The new Basic Energy Plan, put forward by an agency under the Ministry of Economy, Trade and Industry last week, states that nuclear power remains "an important source of energy for the country and operable reactors should be restarted once they pass security checks". This marks a departure from the previous administration's pledge to give up on nuclear power.
Given that the plan is supported by Prime Minister Shinzo Abe, it is likely to be endorsed by the cabinet.
The government shut 48 reactors after a massive earthquake and tsunami struck Fukushima in the northeast of Japan on March 11, 2011, crippling the local nuclear power plant and triggering multiple meltdowns and widespread contamination. It also sparked a strong anti-nuclear campaign, prompting the previous administration under Naoto Kan to close all the remaining nuclear power plants.
But three years later, the anti-nuclear campaign is running out of steam. Since taking office in late 2012, Abe and his Liberal Democratic Party have been working to bring the nuclear reactors back online.
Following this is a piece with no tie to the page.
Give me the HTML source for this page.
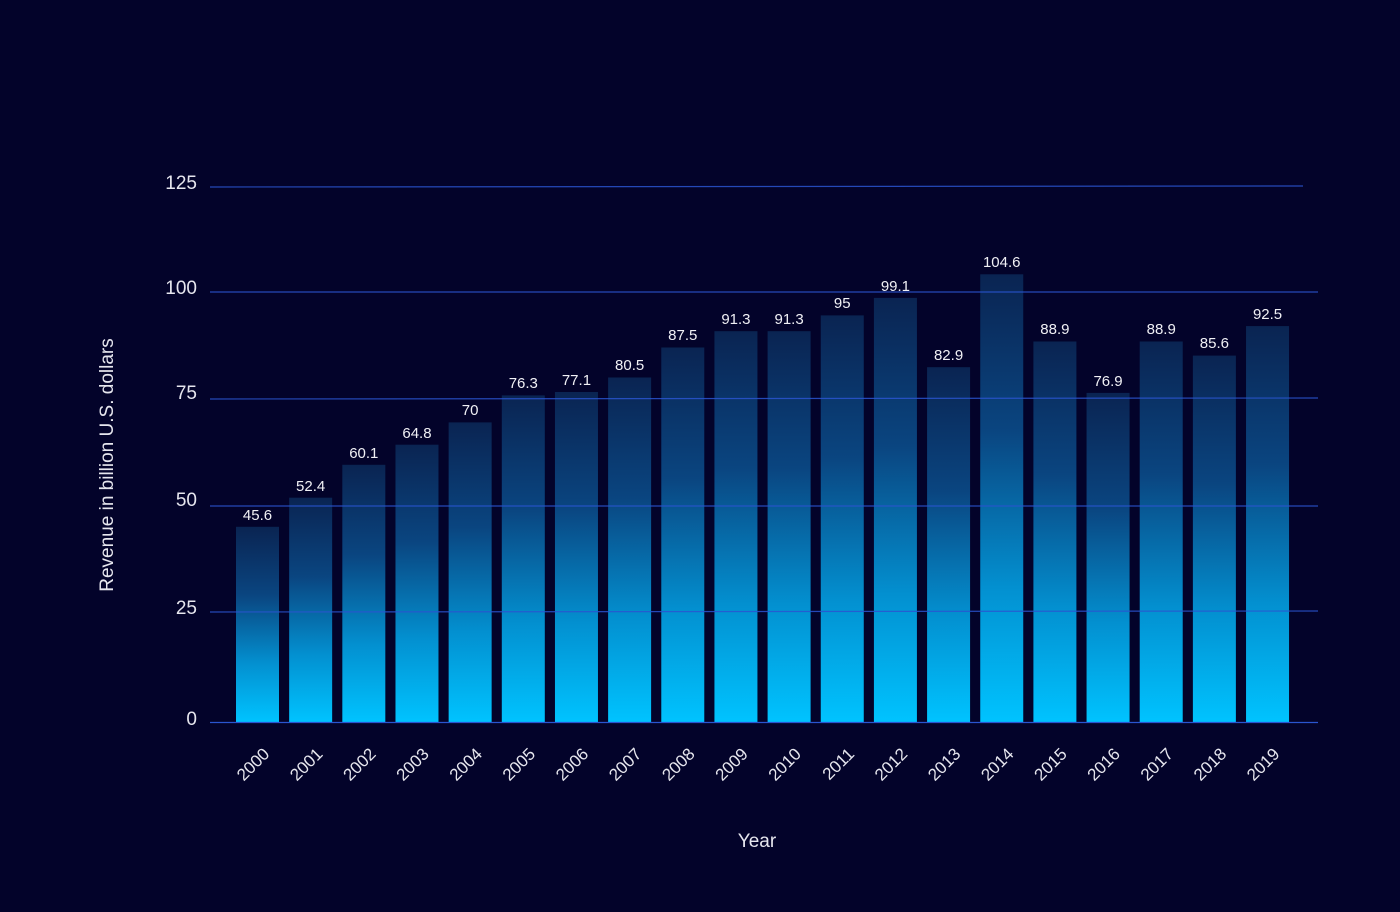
<!DOCTYPE html>
<html><head><meta charset="utf-8"><style>
html,body{margin:0;padding:0;background:#03032a;}
svg{display:block;font-family:"Liberation Sans",sans-serif;}
</style></head><body>
<svg width="1400" height="912" viewBox="0 0 1400 912" xmlns="http://www.w3.org/2000/svg">
<defs>
<linearGradient id="g" x1="0" y1="0" x2="0" y2="1">
<stop offset="0" stop-color="#0a2452"/>
<stop offset="0.35" stop-color="#0a4580"/>
<stop offset="0.7" stop-color="#0390d0"/>
<stop offset="1" stop-color="#00c3ff"/>
</linearGradient>
</defs>
<rect width="1400" height="912" fill="#03032a"/>
<g fill="url(#g)">
<rect x="236" y="526.8" width="43" height="195.2"/>
<rect x="289.16" y="497.7" width="43" height="224.3"/>
<rect x="342.32" y="464.8" width="43" height="257.2"/>
<rect x="395.48" y="444.7" width="43" height="277.3"/>
<rect x="448.64" y="422.4" width="43" height="299.6"/>
<rect x="501.8" y="395.4" width="43" height="326.6"/>
<rect x="554.96" y="392" width="43" height="330"/>
<rect x="608.12" y="377.5" width="43" height="344.5"/>
<rect x="661.28" y="347.5" width="43" height="374.5"/>
<rect x="714.44" y="331.2" width="43" height="390.8"/>
<rect x="767.6" y="331.2" width="43" height="390.8"/>
<rect x="820.76" y="315.4" width="43" height="406.6"/>
<rect x="873.92" y="297.9" width="43" height="424.1"/>
<rect x="927.08" y="367.2" width="43" height="354.8"/>
<rect x="980.24" y="274.3" width="43" height="447.7"/>
<rect x="1033.4" y="341.5" width="43" height="380.5"/>
<rect x="1086.56" y="392.9" width="43" height="329.1"/>
<rect x="1139.72" y="341.5" width="43" height="380.5"/>
<rect x="1192.88" y="355.6" width="43" height="366.4"/>
<rect x="1246.04" y="326.1" width="43" height="395.9"/>
</g>
<g stroke="#2a55d0" stroke-width="1.2" stroke-opacity="0.85">
<line x1="210" y1="187" x2="1303" y2="186"/>
<line x1="210" y1="292" x2="1318" y2="292"/>
<line x1="210" y1="399" x2="1318" y2="398"/>
<line x1="210" y1="506" x2="1318" y2="506"/>
<line x1="210" y1="612" x2="1318" y2="611"/>
</g>
<g fill="#e6e6ee" font-size="19" text-anchor="end">
<text x="197" y="189">125</text>
<text x="197" y="294">100</text>
<text x="197" y="399">75</text>
<text x="197" y="506">50</text>
<text x="197" y="614">25</text>
<text x="197" y="725">0</text>
</g>
<g fill="#f0f0f5" font-size="15" text-anchor="middle">
<text x="257.5" y="520">45.6</text>
<text x="310.66" y="491">52.4</text>
<text x="363.82" y="458">60.1</text>
<text x="416.98" y="438">64.8</text>
<text x="470.14" y="415">70</text>
<text x="523.3" y="388">76.3</text>
<text x="576.46" y="385">77.1</text>
<text x="629.62" y="370">80.5</text>
<text x="682.78" y="340">87.5</text>
<text x="735.94" y="324">91.3</text>
<text x="789.1" y="324">91.3</text>
<text x="842.26" y="308">95</text>
<text x="895.42" y="291">99.1</text>
<text x="948.58" y="360">82.9</text>
<text x="1001.74" y="267">104.6</text>
<text x="1054.9" y="334">88.9</text>
<text x="1108.06" y="386">76.9</text>
<text x="1161.22" y="334">88.9</text>
<text x="1214.38" y="348">85.6</text>
<text x="1267.54" y="319">92.5</text>
</g>
<line x1="210" y1="722.5" x2="1318" y2="722.5" stroke="#2a55d0" stroke-width="1.3"/>
<g fill="#e6e6ee" font-size="17" text-anchor="end">
<text transform="translate(270.5,755) rotate(-45)">2000</text>
<text transform="translate(323.66,755) rotate(-45)">2001</text>
<text transform="translate(376.82,755) rotate(-45)">2002</text>
<text transform="translate(429.98,755) rotate(-45)">2003</text>
<text transform="translate(483.14,755) rotate(-45)">2004</text>
<text transform="translate(536.3,755) rotate(-45)">2005</text>
<text transform="translate(589.46,755) rotate(-45)">2006</text>
<text transform="translate(642.62,755) rotate(-45)">2007</text>
<text transform="translate(695.78,755) rotate(-45)">2008</text>
<text transform="translate(748.94,755) rotate(-45)">2009</text>
<text transform="translate(802.1,755) rotate(-45)">2010</text>
<text transform="translate(855.26,755) rotate(-45)">2011</text>
<text transform="translate(908.42,755) rotate(-45)">2012</text>
<text transform="translate(961.58,755) rotate(-45)">2013</text>
<text transform="translate(1014.74,755) rotate(-45)">2014</text>
<text transform="translate(1067.9,755) rotate(-45)">2015</text>
<text transform="translate(1121.06,755) rotate(-45)">2016</text>
<text transform="translate(1174.22,755) rotate(-45)">2017</text>
<text transform="translate(1227.38,755) rotate(-45)">2018</text>
<text transform="translate(1280.54,755) rotate(-45)">2019</text>
</g>
<text transform="translate(113,465) rotate(-90)" fill="#e6e6ee" font-size="19" text-anchor="middle">Revenue in billion U.S. dollars</text>
<text x="757" y="847" fill="#e6e6ee" font-size="19" text-anchor="middle">Year</text>
</svg>
</body></html>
Public opinion, however, is divided. "Opinion polls show that the majority would like to move away from using nuclear power, but the anti-nuclear movement seems to have lost a bit of energy since the huge rallies of 2012," said Azby Brown, a Japan-based researcher with Safecast, a non-profit group that monitors radiation contamination around the world.
The latest blow for the anti-nuclear movement came last month when Yoichi Masuzoe, a pro-nuclear candidate backed by Abe, was elected governor of Tokyo, beating two anti-nuclear candidates.
Nuclear power supplied one-third of the country's energy needs before the disaster.